Shedding some light on the Chapel

By The Beacon | October 27, 2007 9:00pm

Famous Italian architect designed campus structure to reflect Oregon's natural beauty

By Autum Dierking

Italian-born Pietro Belluschi, the architect of the Chapel of Christ the Teacher, made a name for himself designing more than one thousand buildings - several of which are here in Portland. A few of his designs can even be found on the Register of Historic Places.

Belluschi was a leader in the Modern Movement in architecture with an eye for light and space and was also fond of using local materials in his designs, evident in the native rock and wood integrated throughout the Chapel.

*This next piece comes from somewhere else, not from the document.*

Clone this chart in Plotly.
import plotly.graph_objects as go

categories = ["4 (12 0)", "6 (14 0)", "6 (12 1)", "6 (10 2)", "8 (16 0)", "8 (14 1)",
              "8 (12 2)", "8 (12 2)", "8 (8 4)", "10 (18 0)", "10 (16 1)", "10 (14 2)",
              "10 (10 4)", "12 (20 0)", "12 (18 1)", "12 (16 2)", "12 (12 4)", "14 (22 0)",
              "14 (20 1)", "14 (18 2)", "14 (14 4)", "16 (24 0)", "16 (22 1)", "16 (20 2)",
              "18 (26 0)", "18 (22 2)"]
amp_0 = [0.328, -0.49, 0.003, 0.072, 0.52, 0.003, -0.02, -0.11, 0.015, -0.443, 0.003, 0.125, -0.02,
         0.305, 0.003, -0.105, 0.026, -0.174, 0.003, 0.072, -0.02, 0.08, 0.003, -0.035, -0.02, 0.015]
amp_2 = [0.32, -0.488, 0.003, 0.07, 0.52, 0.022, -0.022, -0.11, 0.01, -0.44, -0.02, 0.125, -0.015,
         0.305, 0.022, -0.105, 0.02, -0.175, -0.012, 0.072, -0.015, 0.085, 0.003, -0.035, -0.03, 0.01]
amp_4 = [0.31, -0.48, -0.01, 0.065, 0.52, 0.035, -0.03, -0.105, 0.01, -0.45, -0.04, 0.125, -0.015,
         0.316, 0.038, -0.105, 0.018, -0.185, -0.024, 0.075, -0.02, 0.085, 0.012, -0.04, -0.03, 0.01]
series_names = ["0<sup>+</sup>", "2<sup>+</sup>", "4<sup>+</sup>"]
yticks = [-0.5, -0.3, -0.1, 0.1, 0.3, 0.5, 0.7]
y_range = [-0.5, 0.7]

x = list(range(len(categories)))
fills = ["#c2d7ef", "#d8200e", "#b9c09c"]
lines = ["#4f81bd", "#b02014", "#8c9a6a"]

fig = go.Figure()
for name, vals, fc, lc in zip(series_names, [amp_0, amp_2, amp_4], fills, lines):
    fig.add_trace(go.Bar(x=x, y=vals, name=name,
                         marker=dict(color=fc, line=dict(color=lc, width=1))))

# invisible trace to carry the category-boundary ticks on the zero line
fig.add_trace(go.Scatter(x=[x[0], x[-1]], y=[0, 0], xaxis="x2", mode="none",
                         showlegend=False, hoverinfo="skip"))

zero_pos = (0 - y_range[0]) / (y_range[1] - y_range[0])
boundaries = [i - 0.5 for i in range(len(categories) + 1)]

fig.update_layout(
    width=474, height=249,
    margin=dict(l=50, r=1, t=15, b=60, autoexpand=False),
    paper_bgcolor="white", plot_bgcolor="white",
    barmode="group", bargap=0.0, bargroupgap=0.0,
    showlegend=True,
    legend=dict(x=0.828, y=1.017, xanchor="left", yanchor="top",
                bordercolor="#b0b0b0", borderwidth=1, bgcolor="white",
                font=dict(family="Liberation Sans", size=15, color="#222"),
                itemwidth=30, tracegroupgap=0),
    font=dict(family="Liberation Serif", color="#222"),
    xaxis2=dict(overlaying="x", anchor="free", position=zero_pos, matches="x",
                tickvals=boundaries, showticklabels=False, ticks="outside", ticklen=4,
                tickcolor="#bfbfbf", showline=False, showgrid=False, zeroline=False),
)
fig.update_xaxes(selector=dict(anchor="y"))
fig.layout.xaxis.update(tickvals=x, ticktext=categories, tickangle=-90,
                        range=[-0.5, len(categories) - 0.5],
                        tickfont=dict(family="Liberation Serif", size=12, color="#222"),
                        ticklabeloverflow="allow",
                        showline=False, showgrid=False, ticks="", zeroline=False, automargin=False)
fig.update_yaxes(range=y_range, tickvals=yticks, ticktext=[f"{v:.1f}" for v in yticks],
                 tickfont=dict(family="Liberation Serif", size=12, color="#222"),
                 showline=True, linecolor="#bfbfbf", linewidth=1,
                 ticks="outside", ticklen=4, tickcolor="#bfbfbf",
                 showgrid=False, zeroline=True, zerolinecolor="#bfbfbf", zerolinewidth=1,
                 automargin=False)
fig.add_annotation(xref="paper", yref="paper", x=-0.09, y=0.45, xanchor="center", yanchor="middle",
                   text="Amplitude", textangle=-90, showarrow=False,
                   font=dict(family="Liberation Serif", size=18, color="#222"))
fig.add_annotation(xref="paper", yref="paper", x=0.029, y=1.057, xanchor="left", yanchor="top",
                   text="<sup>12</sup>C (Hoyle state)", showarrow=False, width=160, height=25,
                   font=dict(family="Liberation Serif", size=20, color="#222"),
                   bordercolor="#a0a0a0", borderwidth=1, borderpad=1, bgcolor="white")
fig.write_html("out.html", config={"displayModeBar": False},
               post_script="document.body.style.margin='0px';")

On the outside, he made use of stones from local rivers to create a natural rain path. On the inside, he utilized a variety of woods, including fir, hemlock and pine and cherry furniture to achieve his final effect. The cross-shaped centerpiece of the Chapel, the baptismal fountain, was designed by an expert in ancient baptisms Belluschi found.

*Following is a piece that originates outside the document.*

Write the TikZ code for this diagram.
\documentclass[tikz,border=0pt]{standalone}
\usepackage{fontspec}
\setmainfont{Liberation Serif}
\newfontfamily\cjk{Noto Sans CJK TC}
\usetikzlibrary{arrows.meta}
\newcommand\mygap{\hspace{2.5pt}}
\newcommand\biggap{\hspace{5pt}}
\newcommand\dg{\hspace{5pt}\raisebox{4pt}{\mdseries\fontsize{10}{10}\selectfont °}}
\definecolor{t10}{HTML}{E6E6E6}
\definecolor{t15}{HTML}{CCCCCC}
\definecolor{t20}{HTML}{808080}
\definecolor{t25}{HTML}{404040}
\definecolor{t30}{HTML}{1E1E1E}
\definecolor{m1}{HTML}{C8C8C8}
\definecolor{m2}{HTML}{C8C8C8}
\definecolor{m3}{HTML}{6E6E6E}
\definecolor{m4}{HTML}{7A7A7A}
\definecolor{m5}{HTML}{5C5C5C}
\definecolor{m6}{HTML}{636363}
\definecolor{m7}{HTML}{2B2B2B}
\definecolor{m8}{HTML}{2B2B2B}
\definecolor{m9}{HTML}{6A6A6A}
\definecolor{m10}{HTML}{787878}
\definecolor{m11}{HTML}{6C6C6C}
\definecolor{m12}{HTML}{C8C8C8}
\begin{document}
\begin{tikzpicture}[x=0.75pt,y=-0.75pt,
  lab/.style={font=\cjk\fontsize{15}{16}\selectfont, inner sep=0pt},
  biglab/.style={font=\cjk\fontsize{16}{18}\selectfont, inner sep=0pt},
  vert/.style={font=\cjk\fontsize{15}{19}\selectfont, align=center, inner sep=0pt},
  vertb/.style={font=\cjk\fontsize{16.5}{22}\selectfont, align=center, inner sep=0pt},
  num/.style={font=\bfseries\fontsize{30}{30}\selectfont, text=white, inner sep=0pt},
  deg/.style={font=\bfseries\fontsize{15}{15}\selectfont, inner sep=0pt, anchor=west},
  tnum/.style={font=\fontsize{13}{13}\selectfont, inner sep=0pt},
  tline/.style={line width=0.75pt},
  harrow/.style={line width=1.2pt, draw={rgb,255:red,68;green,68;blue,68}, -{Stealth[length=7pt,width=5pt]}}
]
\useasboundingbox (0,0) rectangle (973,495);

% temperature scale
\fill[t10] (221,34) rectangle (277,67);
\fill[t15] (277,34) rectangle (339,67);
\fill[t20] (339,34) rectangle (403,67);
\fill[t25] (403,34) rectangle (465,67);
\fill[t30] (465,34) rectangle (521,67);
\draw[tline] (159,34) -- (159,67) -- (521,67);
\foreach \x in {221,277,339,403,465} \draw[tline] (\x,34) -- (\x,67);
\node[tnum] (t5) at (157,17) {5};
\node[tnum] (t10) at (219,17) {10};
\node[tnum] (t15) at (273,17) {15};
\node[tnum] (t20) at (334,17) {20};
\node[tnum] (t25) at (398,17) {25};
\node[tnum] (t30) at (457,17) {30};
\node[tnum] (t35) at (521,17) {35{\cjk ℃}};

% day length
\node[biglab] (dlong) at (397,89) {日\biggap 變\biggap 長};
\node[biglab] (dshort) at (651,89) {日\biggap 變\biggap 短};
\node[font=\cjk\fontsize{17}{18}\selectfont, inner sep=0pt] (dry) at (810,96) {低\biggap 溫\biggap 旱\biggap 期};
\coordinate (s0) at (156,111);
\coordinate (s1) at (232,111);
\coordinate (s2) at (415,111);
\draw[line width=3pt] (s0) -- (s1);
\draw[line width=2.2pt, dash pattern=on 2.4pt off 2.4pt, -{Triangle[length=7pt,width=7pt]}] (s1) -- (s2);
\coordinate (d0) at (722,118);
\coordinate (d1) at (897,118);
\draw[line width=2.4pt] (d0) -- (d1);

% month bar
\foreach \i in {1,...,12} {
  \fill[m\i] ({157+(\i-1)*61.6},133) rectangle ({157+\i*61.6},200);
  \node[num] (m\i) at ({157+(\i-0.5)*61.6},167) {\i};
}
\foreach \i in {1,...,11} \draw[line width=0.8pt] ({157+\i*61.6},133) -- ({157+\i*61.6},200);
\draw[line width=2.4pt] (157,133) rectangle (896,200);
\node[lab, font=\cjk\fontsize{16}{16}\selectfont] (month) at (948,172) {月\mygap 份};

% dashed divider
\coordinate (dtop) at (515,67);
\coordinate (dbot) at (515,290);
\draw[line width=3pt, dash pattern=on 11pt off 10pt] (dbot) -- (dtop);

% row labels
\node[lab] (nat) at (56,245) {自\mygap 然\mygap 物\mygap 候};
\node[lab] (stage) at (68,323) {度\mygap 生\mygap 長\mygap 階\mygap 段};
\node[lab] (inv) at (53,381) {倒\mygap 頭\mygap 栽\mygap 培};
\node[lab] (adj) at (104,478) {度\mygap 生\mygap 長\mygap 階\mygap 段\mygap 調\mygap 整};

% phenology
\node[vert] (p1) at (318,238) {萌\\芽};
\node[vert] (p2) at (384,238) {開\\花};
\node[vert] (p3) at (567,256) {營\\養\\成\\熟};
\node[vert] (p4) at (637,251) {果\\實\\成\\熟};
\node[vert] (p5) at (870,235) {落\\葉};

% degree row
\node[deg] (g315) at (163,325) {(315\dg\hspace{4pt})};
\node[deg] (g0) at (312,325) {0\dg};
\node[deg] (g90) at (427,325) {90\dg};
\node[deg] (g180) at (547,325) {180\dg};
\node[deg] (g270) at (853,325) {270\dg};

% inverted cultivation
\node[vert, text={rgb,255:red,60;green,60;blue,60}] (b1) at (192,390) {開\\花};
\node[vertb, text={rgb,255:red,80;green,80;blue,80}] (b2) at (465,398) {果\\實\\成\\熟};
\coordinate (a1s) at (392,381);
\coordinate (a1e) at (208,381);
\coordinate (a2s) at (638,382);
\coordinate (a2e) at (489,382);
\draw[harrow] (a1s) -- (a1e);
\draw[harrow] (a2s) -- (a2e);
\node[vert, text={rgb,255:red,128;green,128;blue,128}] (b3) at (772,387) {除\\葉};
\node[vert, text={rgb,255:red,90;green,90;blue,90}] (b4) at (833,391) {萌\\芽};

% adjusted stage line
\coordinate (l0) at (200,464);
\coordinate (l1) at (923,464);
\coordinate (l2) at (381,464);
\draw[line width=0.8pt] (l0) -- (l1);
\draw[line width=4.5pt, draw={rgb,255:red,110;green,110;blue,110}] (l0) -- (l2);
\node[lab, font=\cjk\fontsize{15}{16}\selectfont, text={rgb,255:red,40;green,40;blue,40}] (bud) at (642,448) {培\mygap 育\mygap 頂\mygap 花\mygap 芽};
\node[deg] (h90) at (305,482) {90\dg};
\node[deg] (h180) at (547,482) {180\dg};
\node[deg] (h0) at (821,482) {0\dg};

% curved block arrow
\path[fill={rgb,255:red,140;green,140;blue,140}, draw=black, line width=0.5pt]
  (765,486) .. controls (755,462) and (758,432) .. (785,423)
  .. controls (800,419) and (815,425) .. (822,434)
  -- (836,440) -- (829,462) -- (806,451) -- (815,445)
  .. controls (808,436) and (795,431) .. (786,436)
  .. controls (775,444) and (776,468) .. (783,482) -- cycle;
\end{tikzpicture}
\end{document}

Perhaps one of the most awe-inspiring elements of the Chapel, however, is its sturdy black walnut doors carved by a friend of Belluschi's, LeRoy Setziol, from trees that had washed up on the Oregon beach.

During the early stages of design, Belluschi told Meredith Clausen for the Archives of American Art, Smithsonian Institution as part of the Northwest Oral History Project, "I'm doing a chapel for the University of Portland. That is (what) worries one and keeps him awake at night ... And I know that some clients, some of the laymen, people in particular to the University of Portland, are very conservative, and they see a conventional church with a steeple, the kind they have in New England, white churches, which I admire very much. They are very nice, but not for Oregon."

It was due to this high regard for the setting of his buildings that Belluschi's Chapel came to reflect the natural resources surrounding it.